Perhaps the most pre-eminent is George Daniels (1926-2011), whose small corpus of handmade watches command huge sums when they resurface on the market.

Sotheby’s will be selling the fourth and final part of his personal collection on July 6.

Included in this Celebration of the English Watch sale will be one of his own creations – a gold twin barrel, one minute tourbillon watch made for Edward Hornby in 1970 guided at £250,000-350,000, plus examples of British horology by other makers spanning the 17th to 20th centuries.

Other more affordable examples (relatively speaking) of 20th century precision horology can be found in London this summer. Roland Jarvis, who died last year aged 90, was an Anglo-French painter, sculptor and film maker who also designed and made highly-complex clocks in the winter months when his painting studio was too cold to work in.

Thus Daniels and Jarvis were working at the same time in precision horology during the 1980s and ‘90s.

First time for Jarvis

On June 29, Bonhams will be offering six clocks made by Jarvis in its London rooms.
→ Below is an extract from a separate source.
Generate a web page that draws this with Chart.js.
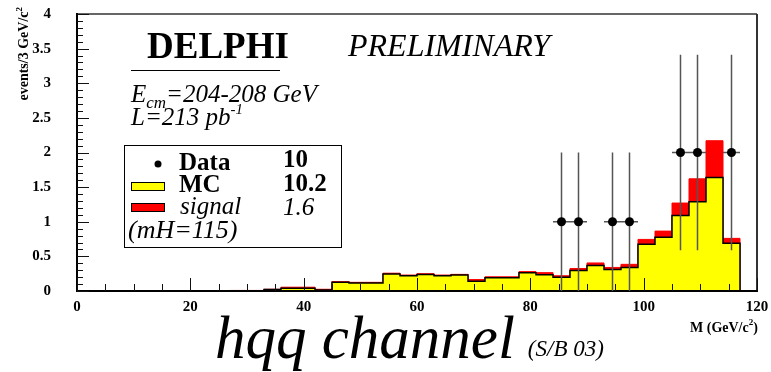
<!DOCTYPE html>
<html>
<head>
<meta charset="utf-8">
<script src="https://cdn.jsdelivr.net/npm/chart.js@4/dist/chart.umd.min.js"></script>
<style>
  html, body { margin: 0; padding: 0; background: #fff; }
  #wrap { width: 771px; height: 372px; }
</style>
</head>
<body>
<div id="wrap"><canvas id="c" width="771" height="372"></canvas></div>
<script>
// Invariant-mass histogram, 3 GeV/c^2 bins (low edges)
const binLow = [0, 3, 6, 9, 12, 15, 18, 21, 24, 27, 30, 33, 36, 39, 42, 45, 48, 51, 54, 57,
                60, 63, 66, 69, 72, 75, 78, 81, 84, 87, 90, 93, 96, 99, 102, 105, 108, 111, 114];
const binWidth = 3;

// Expected background (MC) per bin
const mcEvents = [0, 0, 0, 0, 0, 0, 0, 0, 0, 0.005, 0.005, 0.02, 0.04, 0.04, 0.015, 0.125, 0.115, 0.115, 0.245, 0.22,
                  0.24, 0.22, 0.23, 0.14, 0.19, 0.19, 0.265, 0.235, 0.2, 0.295, 0.37, 0.31, 0.34, 0.675, 0.775, 1.09, 1.29, 1.64, 0.69];

// Expected signal (mH = 115) per bin, stacked on the background
const signalEvents = [0, 0, 0, 0, 0, 0, 0, 0, 0, 0.003, 0.003, 0.005, 0.015, 0.015, 0.01, 0.01, 0.01, 0.01, 0.012, 0.01,
                      0.01, 0.01, 0.01, 0.025, 0.015, 0.015, 0.015, 0.03, 0.02, 0.03, 0.035, 0.03, 0.045, 0.07, 0.09, 0.18, 0.33, 0.53, 0.07];

// Selected data events (bin centres) with statistical errors
const dataMass = [85.5, 88.5, 94.5, 97.5, 106.5, 109.5, 115.5];
const dataEvents = [1, 1, 1, 1, 2, 2, 2];
const dataErr = [1, 1, 1, 1, 1.41, 1.41, 1.41];

const xTickLabels = ['0', '20', '40', '60', '80', '100', '120'];
const yTickLabels = ['0', '0.5', '1', '1.5', '2', '2.5', '3', '3.5', '4'];

const SERIF = '"Liberation Serif", "Times New Roman", Times, serif';

// Step outline points: one point per bin low edge, then close at the last upper edge
function stepPoints(values) {
  const pts = binLow.map((x, i) => ({ x, y: values[i] }));
  const end = binLow[binLow.length - 1] + binWidth;
  pts.push({ x: end, y: values[values.length - 1] });
  pts.push({ x: end, y: 0 });
  return pts;
}
const totalEvents = mcEvents.map((v, i) => v + signalEvents[i]);

function runs(ctx, x, y, parts) {
  for (const p of parts) {
    ctx.font = p.font;
    ctx.fillText(p.t, x, y + (p.dy || 0));
    x += ctx.measureText(p.t).width;
  }
  return x;
}

const histDecor = {
  id: 'histDecor',
  beforeDatasetDraw(chart, args) {
    if (args.index !== 0) return;
    const { ctx, chartArea: a } = chart;
    const xs = chart.scales.x, ys = chart.scales.y;
    ctx.save();
    // frame
    ctx.strokeStyle = '#666';
    ctx.lineWidth = 2;
    ctx.beginPath(); ctx.moveTo(a.left, a.top); ctx.lineTo(a.right, a.top); ctx.stroke();
    ctx.strokeStyle = '#333';
    ctx.beginPath(); ctx.moveTo(a.right, a.top); ctx.lineTo(a.right, a.bottom); ctx.stroke();
    ctx.strokeStyle = '#000';
    ctx.beginPath(); ctx.moveTo(a.left - 1, a.bottom); ctx.lineTo(a.right + 1, a.bottom); ctx.stroke();
    ctx.beginPath(); ctx.moveTo(a.left, a.top - 1); ctx.lineTo(a.left, a.bottom + 1); ctx.stroke();
    // inner ticks
    ctx.lineWidth = 1;
    ctx.strokeStyle = '#111';
    ctx.beginPath();
    for (let k = 0; k <= 24; k++) {
      const v = k * 5;
      const px = Math.round(xs.getPixelForValue(v)) + 0.5;
      const len = (v % 20 === 0) ? 13 : 7;
      ctx.moveTo(px, a.bottom); ctx.lineTo(px, a.bottom - len);
    }
    for (let k = 0; k <= 40; k++) {
      const py = Math.round(ys.getPixelForValue(k / 10)) + 0.5;
      const len = (k % 5 === 0) ? 12 : 6;
      ctx.moveTo(a.left, py); ctx.lineTo(a.left + len, py);
    }
    ctx.stroke();
    // data error bars
    ctx.strokeStyle = '#555';
    ctx.lineWidth = 1.5;
    ctx.beginPath();
    dataMass.forEach((m, i) => {
      const px = xs.getPixelForValue(m);
      const py = ys.getPixelForValue(dataEvents[i]);
      ctx.moveTo(px, ys.getPixelForValue(dataEvents[i] - dataErr[i]));
      ctx.lineTo(px, ys.getPixelForValue(dataEvents[i] + dataErr[i]));
      ctx.moveTo(xs.getPixelForValue(m - binWidth / 2), py);
      ctx.lineTo(xs.getPixelForValue(m + binWidth / 2), py);
    });
    ctx.stroke();
    ctx.restore();
  },
  afterDraw(chart) {
    const ctx = chart.ctx;
    ctx.save();
    ctx.fillStyle = '#000';
    ctx.strokeStyle = '#000';
    ctx.textBaseline = 'alphabetic';
    ctx.textAlign = 'left';

    runs(ctx, 147, 58, [{ t: 'DELPHI', font: 'bold 37px ' + SERIF }]);
    runs(ctx, 348, 56, [{ t: 'PRELIMINARY', font: 'italic 32px ' + SERIF }]);
    ctx.lineWidth = 1;
    ctx.beginPath(); ctx.moveTo(131, 70.5); ctx.lineTo(280, 70.5); ctx.stroke();

    runs(ctx, 131, 102, [
      { t: 'E', font: 'italic 25px ' + SERIF },
      { t: 'cm', font: 'italic 17px ' + SERIF, dy: 6 },
      { t: '=204-208 GeV', font: 'italic 25px ' + SERIF }
    ]);
    runs(ctx, 131, 125, [
      { t: 'L=213 pb', font: 'italic 25px ' + SERIF },
      { t: '-1', font: 'italic 15px ' + SERIF, dy: -11 }
    ]);

    // legend box
    ctx.lineWidth = 1;
    ctx.strokeRect(124.5, 145.5, 217, 102);
    ctx.beginPath(); ctx.arc(158, 164, 3.5, 0, Math.PI * 2); ctx.fill();
    runs(ctx, 179, 170, [{ t: 'Data', font: 'bold 25px ' + SERIF }]);
    runs(ctx, 283, 167, [{ t: '10', font: 'bold 25px ' + SERIF }]);
    ctx.fillStyle = '#ffff00';
    ctx.fillRect(131, 182, 33, 8);
    ctx.strokeRect(131.5, 182.5, 33, 8);
    ctx.fillStyle = '#000';
    runs(ctx, 179, 192, [{ t: 'MC', font: 'bold 25px ' + SERIF }]);
    runs(ctx, 283, 191, [{ t: '10.2', font: 'bold 25px ' + SERIF }]);
    ctx.fillStyle = '#ff0000';
    ctx.fillRect(131, 203, 33, 8);
    ctx.strokeRect(131.5, 203.5, 33, 8);
    ctx.fillStyle = '#000';
    runs(ctx, 180, 214, [{ t: 'signal', font: 'italic 25px ' + SERIF }]);
    runs(ctx, 283, 215, [{ t: '1.6', font: 'italic 25px ' + SERIF }]);
    runs(ctx, 128, 238, [{ t: '(mH=115)', font: 'italic 26px ' + SERIF }]);

    // axis titles
    runs(ctx, 690, 332, [
      { t: 'M (GeV/c', font: 'bold 14px ' + SERIF },
      { t: '2', font: 'bold 9px ' + SERIF, dy: -7 },
      { t: ')', font: 'bold 14px ' + SERIF }
    ]);
    ctx.save();
    ctx.translate(28, 7);
    ctx.rotate(-Math.PI / 2);
    ctx.font = 'bold 14px ' + SERIF;
    const w1 = ctx.measureText('events/3 GeV/c').width;
    ctx.font = 'bold 9px ' + SERIF;
    const w2 = ctx.measureText('2').width;
    runs(ctx, -(w1 + w2), 0, [
      { t: 'events/3 GeV/c', font: 'bold 14px ' + SERIF },
      { t: '2', font: 'bold 9px ' + SERIF, dy: -6 }
    ]);
    ctx.restore();

    // channel title
    const end = runs(ctx, 215, 358, [{ t: 'hqq channel', font: 'italic 61px ' + SERIF }]);
    runs(ctx, end + 13, 356, [{ t: '(S/B 03)', font: 'italic 23px ' + SERIF }]);
    ctx.restore();
  }
};

new Chart(document.getElementById('c'), {
  type: 'line',
  data: {
    datasets: [
      {
        label: 'Data', type: 'scatter',
        data: dataMass.map((x, i) => ({ x, y: dataEvents[i] })),
        pointRadius: 4.5, pointHoverRadius: 4.5,
        pointBackgroundColor: '#000', pointBorderWidth: 0, order: 0
      },
      {
        label: 'MC', data: stepPoints(mcEvents), stepped: true, fill: 'origin',
        backgroundColor: '#ffff00', borderColor: '#000', borderWidth: 1.5,
        pointRadius: 0, order: 1
      },
      {
        label: 'signal', data: stepPoints(totalEvents), stepped: true, fill: 'origin',
        backgroundColor: '#ff0000', borderColor: '#ff0000', borderWidth: 1,
        pointRadius: 0, order: 2
      }
    ]
  },
  options: {
    responsive: false,
    animation: false,
    devicePixelRatio: 1,
    events: [],
    layout: { padding: { left: 0, top: 14, right: 14, bottom: 0 } },
    plugins: { legend: { display: false }, tooltip: { enabled: false } },
    scales: {
      x: {
        type: 'linear', min: 0, max: 120, offset: false,
        grid: { display: false, drawTicks: true, tickLength: 7 }, border: { display: false },
        ticks: {
          stepSize: 20, padding: 0, color: '#000', maxRotation: 0, autoSkip: false,
          font: { family: SERIF, weight: 'bold', size: 15 },
          callback: (v, i) => xTickLabels[i]
        },
        afterFit: s => { s.height = 81; }
      },
      y: {
        type: 'linear', min: 0, max: 4,
        grid: { display: false, drawTicks: true, tickLength: 26 }, border: { display: false },
        ticks: {
          stepSize: 0.5, padding: 0, color: '#000',
          font: { family: SERIF, weight: 'bold', size: 15 },
          callback: (v, i) => yTickLabels[i]
        },
        afterFit: s => { s.width = 77; }
      }
    }
  },
  plugins: [histDecor]
});
</script>
</body>
</html>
This is the first tranche of Jarvis clocks to be offered by the auction house, with more to feature in Bonhams’ December sale.

Sussex-based Jarvis’ artistic output was mainly in the French Cubist tradition and this is reflected in the simple lines of an ebonized and glazed astronomical longcase clock shown here which has an estimate of £4000-6000 in this auction.
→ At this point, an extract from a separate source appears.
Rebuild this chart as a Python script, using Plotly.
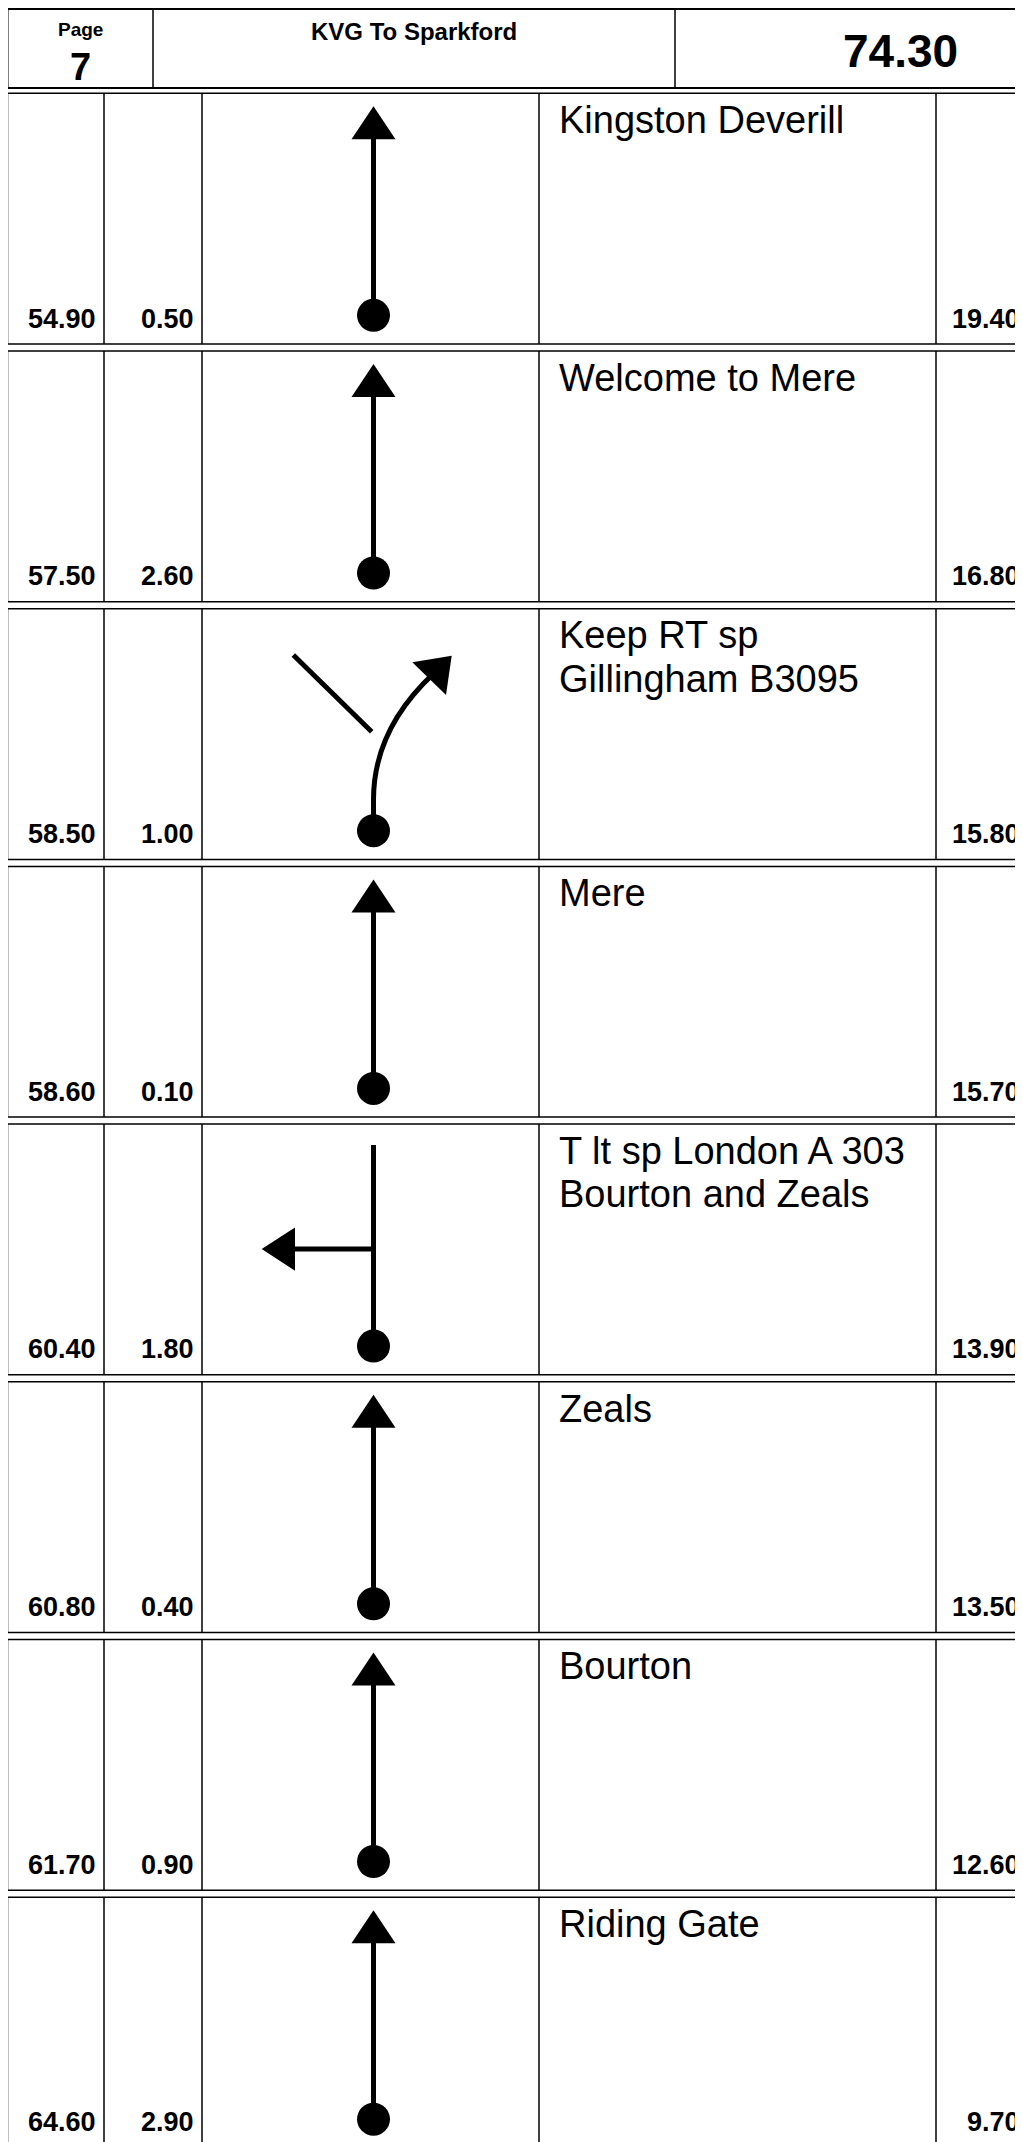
import plotly.graph_objects as go

# roadbook page data
page_no = 7
title = "KVG To Sparkford"
stage_total = 74.30

totals = [54.90, 57.50, 58.50, 58.60, 60.40, 60.80, 61.70, 64.60]
intervals = [0.50, 2.60, 1.00, 0.10, 1.80, 0.40, 0.90, 2.90]
remaining = [19.40, 16.80, 15.80, 15.70, 13.90, 13.50, 12.60, 9.70]
instructions = [
    ["Kingston Deverill"],
    ["Welcome to Mere"],
    ["Keep RT sp", "Gillingham B3095"],
    ["Mere"],
    ["T lt sp London A 303", "Bourton and Zeals"],
    ["Zeals"],
    ["Bourton"],
    ["Riding Gate"],
]
icons = ["straight", "straight", "keep_right", "straight", "t_left",
         "straight", "straight", "straight"]

# page geometry (screen pixels, page has an 8px body margin)
W, H = 1023, 2142
OFF = 8
ROW_TOP0 = 93.3
ROW_PITCH = 257.7
ROW_H = 250.7
COLS = [104, 202, 539, 936]
CX = 373.5
LEFT = 7.5
FAR = 1200

SANS = "Liberation Sans, Arial, Helvetica, sans-serif"

fig = go.Figure()
shapes = []
annotations = []


def line(x0, y0, x1, y1, w=1.5):
    shapes.append(dict(type="line", x0=x0, y0=y0, x1=x1, y1=y1,
                       line=dict(color="black", width=w)))


def text(x, baseline, s, size, xanchor="center", bold=False):
    annotations.append(dict(
        x=x, y=baseline - 0.35 * size, text=s, showarrow=False,
        xanchor=xanchor, yanchor="middle",
        font=dict(size=size, family=SANS, color="black",
                  weight="bold" if bold else "normal"),
    ))


def tri(pts):
    p = "M " + " L ".join(f"{x},{y}" for x, y in pts) + " Z"
    shapes.append(dict(type="path", path=p, fillcolor="black",
                       line=dict(color="black", width=0)))


def dot(x, y, r=16.5):
    shapes.append(dict(type="circle", x0=x - r, x1=x + r, y0=y - r, y1=y + r,
                       fillcolor="black", line=dict(width=0)))


# header
shapes.append(dict(type="rect", x0=LEFT, y0=9, x1=FAR, y1=88,
                   line=dict(color="black", width=2)))
line(153, 9, 153, 88)
line(675, 9, 675, 88)
text(80, 36, "Page", 19, bold=True)
text(80, 80, str(page_no), 38, bold=True)
text(414, 40, title, 24, bold=True)
text(900, 67, f"{stage_total:.2f}", 46, bold=True)

# rows
for i in range(len(totals)):
    T = ROW_TOP0 + i * ROW_PITCH
    B = T + ROW_H
    shapes.append(dict(type="rect", x0=LEFT, y0=T, x1=FAR, y1=B,
                       line=dict(color="black", width=1.5)))
    for c in COLS:
        line(c, T, c, B)

    base = T + 234.7
    text(98, base, f"{totals[i]:.2f}", 27, "right", True)
    text(196, base, f"{intervals[i]:.2f}", 27, "right", True)
    text(1022, base, f"{remaining[i]:.2f}", 27, "right", True)

    for k, s in enumerate(instructions[i]):
        text(557, T + 40 + 43.3 * k, s, 38, "left")

    kind = icons[i]
    if kind == "straight":
        line(CX, T + 222, CX, T + 44, 5)
        tri([(CX, T + 13), (CX - 22, T + 46), (CX + 22, T + 46)])
    elif kind == "keep_right":
        shapes.append(dict(
            type="path",
            path=f"M {CX},{T + 222} L {CX},{T + 191} Q {CX},{T + 121} {CX + 60},{T + 65}",
            line=dict(color="black", width=5)))
        tri([(451.7, T + 47), (412.3, T + 53.6), (446, T + 86.3)])
        shapes.append(dict(type="path", path=f"M 293.3,{T + 46.3} L 371.7,{T + 123}",
                           line=dict(color="black", width=5)))
    elif kind == "t_left":
        line(CX, T + 222, CX, T + 21, 5)
        line(CX, T + 125, 293, T + 125, 5)
        tri([(261.7, T + 125), (295, T + 103.3), (295, T + 146.7)])
    dot(CX, T + 222)

fig.update_layout(
    width=W - OFF, height=H - OFF,
    margin=dict(l=0, r=0, t=0, b=0),
    paper_bgcolor="white", plot_bgcolor="white",
    xaxis=dict(range=[OFF, W], visible=False, fixedrange=True),
    yaxis=dict(range=[H, OFF], visible=False, fixedrange=True),
    shapes=shapes, annotations=annotations,
    showlegend=False,
)

fig.write_html("out.html")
“He loved to mix as many complications as he could into a clock – if he could make it more brain-bending he would

It features an astonishing list of complications, from its precision month-going movement with remontoire deadbeat escapement to the planetarium and displays for perpetual calendar with sunrise, sunset, lunar and tidal indications.
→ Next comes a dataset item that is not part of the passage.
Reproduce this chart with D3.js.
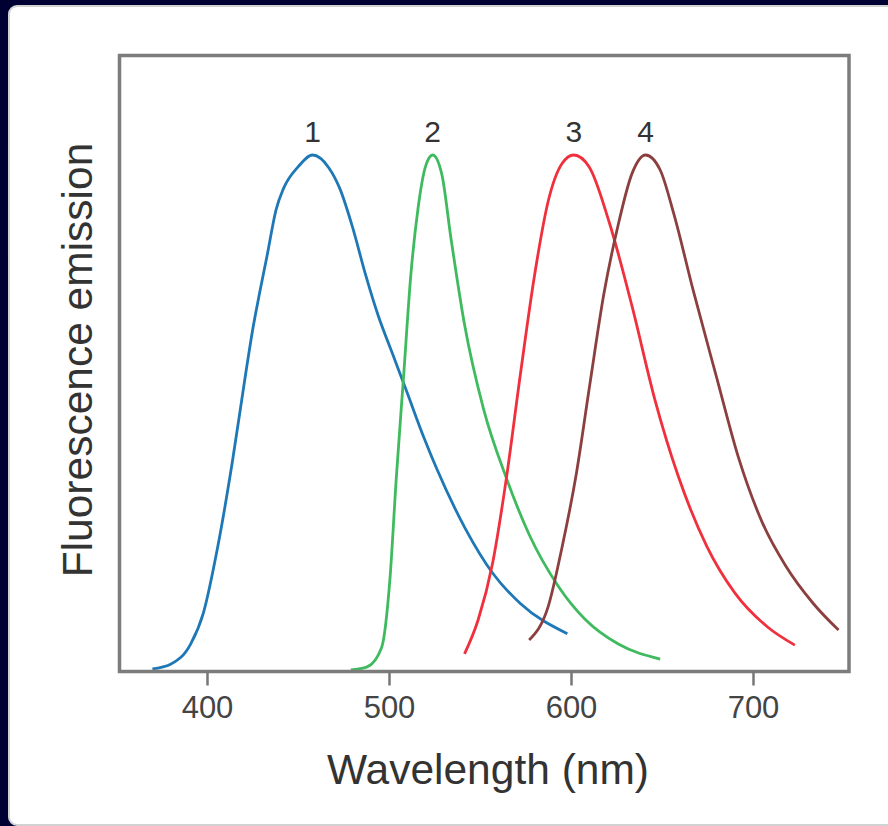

“He loved to mix as many complications as he could into a clock. If he could make it more brain-bending he would,” says Bonhams’ specialist James Stratton.

Complicated mechanisms

Another piece of modern precision horology is on offer in Tennants’ Summer Fine Art sale on July 15.

The firm of Sinclair Harding, which started as a repair business in 1967, is continuing the long English tradition of producing precision clocks with high-quality complicated mechanisms.

An example can be found among the carriage clocks on sale in the North Yorkshire rooms in the form of a Sinclair Harding limited-edition giant carriage chronometer.

It is numbered 554/22 and dated c.1998, and has been consigned by its original purchaser.

The twin fusée movement has a platform detent escapement, moon phase and calendar work. It strikes and repeats on a bell.

The case is 16in (41cm) high and the estimate is £8000-12,000 in the Leyburn saleroom.